所以不管多大的困難,我們只能勇猛前進,不畏前境,不怕前面的敵人多么多,要“破滅眾魔”,把自己的貪嗔痴和“怕”字一定要破除,把一切魔都要破滅。不論什麼事情你都要勇猛前進,不要考慮自己,就像我們幹活似的,你不要考慮自己,“哎呀,我拿不動這個東西,我拿它幹嗎?”就不行了。
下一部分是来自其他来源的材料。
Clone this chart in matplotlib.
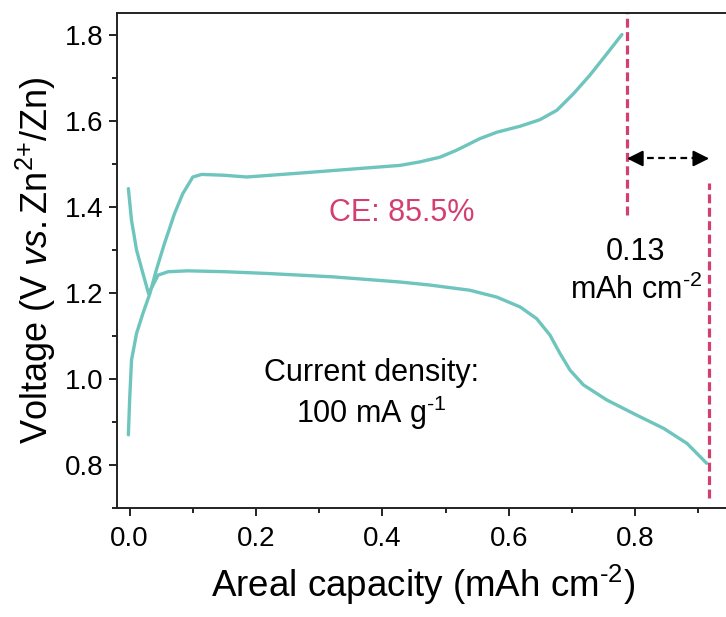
import matplotlib
matplotlib.use("Agg")
import matplotlib.pyplot as plt
from matplotlib.ticker import MultipleLocator

plt.rcParams["font.family"] = ["Liberation Sans", "DejaVu Sans"]
plt.rcParams["mathtext.fontset"] = "custom"
plt.rcParams["mathtext.rm"] = "Liberation Sans"
plt.rcParams["mathtext.it"] = "Liberation Sans:italic"
plt.rcParams["mathtext.bf"] = "Liberation Sans:bold"

# Charge curve (areal capacity in mAh cm^-2, voltage in V)
charge_cap = [-0.002, 0.000, 0.003, 0.011, 0.021, 0.032, 0.042, 0.055, 0.071,
              0.084, 0.100, 0.114, 0.150, 0.185, 0.269, 0.322, 0.428, 0.459,
              0.491, 0.517, 0.554, 0.581, 0.618, 0.649, 0.676, 0.702, 0.728,
              0.755, 0.779]
charge_v = [0.870, 0.951, 1.044, 1.106, 1.152, 1.198, 1.252, 1.314, 1.384,
            1.430, 1.469, 1.475, 1.473, 1.469, 1.478, 1.484, 1.496, 1.504,
            1.515, 1.531, 1.558, 1.573, 1.587, 1.602, 1.624, 1.662, 1.705,
            1.755, 1.800]

# Discharge curve
discharge_cap = [-0.002, 0.003, 0.011, 0.021, 0.030, 0.045, 0.061, 0.092,
                 0.150, 0.216, 0.322, 0.428, 0.475, 0.538, 0.581, 0.618,
                 0.644, 0.665, 0.681, 0.697, 0.718, 0.755, 0.802, 0.845,
                 0.882, 0.913]
discharge_v = [1.442, 1.368, 1.299, 1.245, 1.198, 1.241, 1.249, 1.251,
               1.249, 1.245, 1.237, 1.225, 1.218, 1.206, 1.190, 1.167,
               1.140, 1.102, 1.059, 1.020, 0.986, 0.951, 0.916, 0.885,
               0.850, 0.804]

# Capacity markers and the gap between them
charge_end = 0.787
discharge_end = 0.917
gap_label = "0.13"
ce_label = "CE: 85.5%"

teal = "#6ec5bd"
crimson = "#d43f72"

fig = plt.figure(figsize=(7.26, 6.17), dpi=100)
ax = fig.add_axes([117 / 726, 1 - 508 / 617, 613 / 726, 495 / 617])

ax.plot(charge_cap, charge_v, color=teal, lw=2.4,
        solid_capstyle="round", solid_joinstyle="round")
ax.plot(discharge_cap, discharge_v, color=teal, lw=2.4,
        solid_capstyle="round", solid_joinstyle="round")

# Vertical dashed markers
ax.plot([charge_end, charge_end], [1.38, 1.85], color=crimson, lw=2.3,
        ls=(0, (2.8, 1.4)))
ax.plot([discharge_end, discharge_end], [0.723, 1.455], color=crimson, lw=2.3,
        ls=(0, (2.8, 1.4)))

# Double-headed dashed arrow between the two end capacities
arrow_y = 1.512
ax.plot([charge_end + 0.015, discharge_end - 0.015], [arrow_y, arrow_y],
        color="black", lw=1.6, ls=(0, (3, 2)))
for tip, tail in [(charge_end, charge_end + 0.022),
                  (discharge_end, discharge_end - 0.022)]:
    ax.annotate("", xy=(tip, arrow_y), xytext=(tail, arrow_y),
                arrowprops=dict(arrowstyle="-|>", color="black", lw=1.5,
                                mutation_scale=24, shrinkA=0, shrinkB=0))

ax.text(0.431, 1.385, ce_label, color=crimson, fontsize=22,
        ha="center", va="center")
ax.text(0.801, 1.25, gap_label + "\nmAh cm$^{\\text{-}2}$", color="black",
        fontsize=22, ha="center", va="center", multialignment="center",
        linespacing=1.3)
ax.text(0.383, 0.962, "Current density:\n100 mA g$^{\\text{-}1}$",
        color="black", fontsize=22, ha="center", va="center",
        multialignment="center", linespacing=1.2)

ax.set_xlim(-0.02, 0.95)
ax.set_ylim(0.70, 1.85)
ax.xaxis.set_major_locator(MultipleLocator(0.2))
ax.xaxis.set_minor_locator(MultipleLocator(0.1))
ax.yaxis.set_major_locator(MultipleLocator(0.2))
ax.yaxis.set_minor_locator(MultipleLocator(0.1))
ax.xaxis.set_major_formatter(plt.FormatStrFormatter("%.1f"))
ax.yaxis.set_major_formatter(plt.FormatStrFormatter("%.1f"))

ax.tick_params(which="major", direction="out", length=6, width=1.4,
               labelsize=20, color="#222222", labelcolor="black")
ax.tick_params(which="minor", direction="out", length=3.5, width=1.4,
               color="#222222")
ax.tick_params(axis="y", pad=4)
ax.tick_params(axis="x", pad=7)
for s in ax.spines.values():
    s.set_linewidth(1.4)
    s.set_color("#222222")

ax.set_xlabel("Areal capacity (mAh cm$^{\\text{-}2}$)", fontsize=26.5,
              labelpad=8)
ax.set_ylabel("Voltage (V $\\mathit{vs.}$Zn$^{\\text{2+}}$/Zn)", fontsize=26,
              labelpad=5)

fig.savefig("out.png", dpi=100)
在這個問題上,有幾個人做得都是不錯的。身體有病,看到活都是搶著去做,他們從來都是有一種爆發力,搶著乾,從來沒有說:這活我等著別人去做,然後自己再幹嗎。就這一念真誠和勇猛心,不再考慮自己的這個心就能破滅眾魔,因為這一念心就是智慧。所以說,我們只有不斷地挖掘自己的智慧,最後達到什麼目呢?“而得道果”,你這么樣才能去證。你念佛、參禪也是這樣,都是破滅眾魔,而且要勇猛精進。

譯者簡介

攝摩騰(?年—公元73年)、竺法蘭(生卒年不詳),皆為中天竺(古印度)人,東漢明帝時受邀來到中國,在都城洛陽長期居住,翻譯佛經,同被尊為中國佛教鼻祖,皆卒葬洛陽。
攝摩騰,亦稱迦葉摩騰,能解大小乘經,以宣揚佛理為己任,經常四處游化。一次,他到天竺國的附庸小國講《金光明經》,正遇敵國入侵。攝摩騰捨生忘死,親自出面調解,終使雙方和好,他因此顯名。
東漢永平初的一天,漢明帝夜夢金人飛空而至,次日召集群臣詢問,知為西方之佛。於是,明帝派郎中蔡愔(yīn)、博士秦景等12人出使天竺國,去尋訪佛法。蔡愔等人在大月氏國(今阿富汗至中亞一帶)巧遇攝摩騰,就邀請他到中國。
永平十年(公元67年),他們一行以白馬馱經,來到洛陽。明帝隆重接待,先將其安置於鴻臚寺,後又專門在洛陽城西雍門外建白馬寺。此為中國國家設立僧寺之始。攝摩騰遂成為中國第一位沙門,白馬寺也成為中國佛教的釋源和祖庭。
攝摩騰為了弘揚佛法,首先開始翻譯佛經。他翻譯著名的《四十二章經》,成為中國第一部漢譯佛法。《高僧傳》將他排列首位。永平十六年(公元73年),攝摩騰圓寂於白馬寺,葬在寺內。墓前拱形券頂的石碑上刻有“聖旨”、“敕賜”、“漢啟道圓寂通摩騰大師墓”字樣。
竺法蘭本為天竺學者之師,自言能誦經論數萬章。他也是蔡愔一行在天竺國遇到的,受邀請後,卻被佛徒挽留,後也輾轉來到洛陽,與攝摩騰同住白馬寺。
竺法蘭博聞強記,在洛不久即學會說漢語,很快就投入譯經工作之中,先後譯出《十地段結經》、《佛本生經》、《法海藏經》、《佛本行經》等。後竺法蘭卒,葬於白馬寺西院,與攝摩騰墓東西相對,形制完全相同。其碑文為“漢開教總持竺法大師墓”。